Post: #1
Title: Why the Global Push to Designate Sudan’s Muslim Brotherhood as a Terrorist Organization By Hafiz
Author: حافظ يوسف حمودة
Date: 12-27-2025, 02:25 AM
02:25 AM December, 26 2025 Sudanese Online حافظ يوسف حمودة-Sudan My Library Short URL
Why the Global Push to Designate Sudan’s Muslim Brotherhood as a Terrorist Organization
By Hafiz Hamoda
Since its founding a century ago by Hassan al-Banna, the Muslim Brotherhood has undergone rapid ideological and political transformations, evolving from a moderate reformist movement into an entity intersecting with takfiri (excommunicationist) ideology and transnational terrorism. Initially focused on grassroots education and organizational rebuilding, the group’s internal fractures—particularly the influence of Sayyid Qutb, whose prison writings radicalized his worldview—laid the groundwork for extremism. In his books Milestones and In the Shade of the Quran, Qutb framed societies and governments as embodiments of "Great Jahiliyya" (pre-Islamic ignorance), framing conflict with them as an existential necessity. This ideology planted the seeds of religious exclusion and violence, providing a theoretical foundation for later armed groups.
Sudan under Omar al-Bashir became a central hub for these shifts, hosting hardline figures and offering a safe haven for cross-border militant activities. Today, this troubling legacy fuels debates over whether Sudan’s Brotherhood faction should be designated a terrorist organization, particularly amid widening allegations linking its members to terror-related operations.
In the U.S., recent moves by Congress’s Foreign Relations Committee to explore legal grounds for such a designation coincide with heightened sensitivities following attacks on American interests in Syria and Australia. These incidents have reinforced lawmakers’ convictions that the Brotherhood’s rhetoric fosters an ecosystem of extremism.
An official terror designation would have immediate ramifications: politically, by curtailing the group’s influence over Sudan’s transitional governance; and security-wise, through crackdowns on its networks and financing. This aligns with the stance of the "international quartet" (the U.S., EU, UAE, and Saudi Arabia), which has insistently excluded the Brotherhood from Sudan’s future governance framework, citing its role in stoking civil war to regain power after its 2019 ouster.
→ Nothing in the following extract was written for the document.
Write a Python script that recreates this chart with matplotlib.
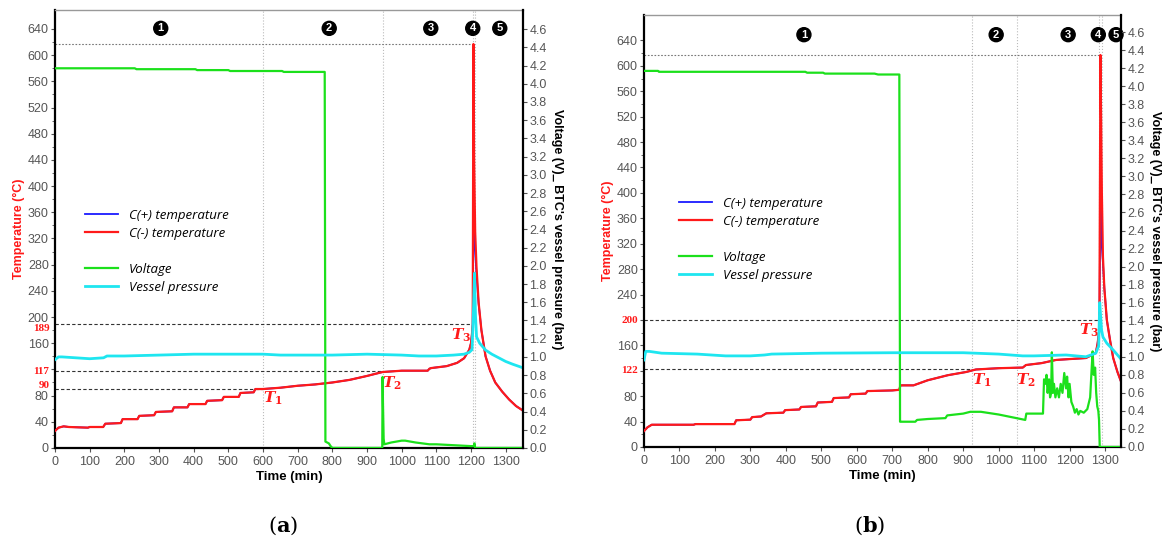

Mounting evidence of the group’s incendiary rhetoric and incitement to violence raises a pivotal question: Is supporting violence a legitimate tool for political mobilization؟ The answer is clear: The international community no longer tolerates groups that weaponize war to reclaim lost legitimacy.
Given accusations of fueling Sudan’s current conflict to claw back authority, the Brotherhood’s political demise appears increasingly inevitable—a logical conclusion for a movement that embraced confrontation with the state, society, and the world. It is the natural outcome of an ideology that viewed violence as a path to power and excommunication as a substitute for dialogue. This tragic end stands as a testament to the ruin wrought by extremist dogma.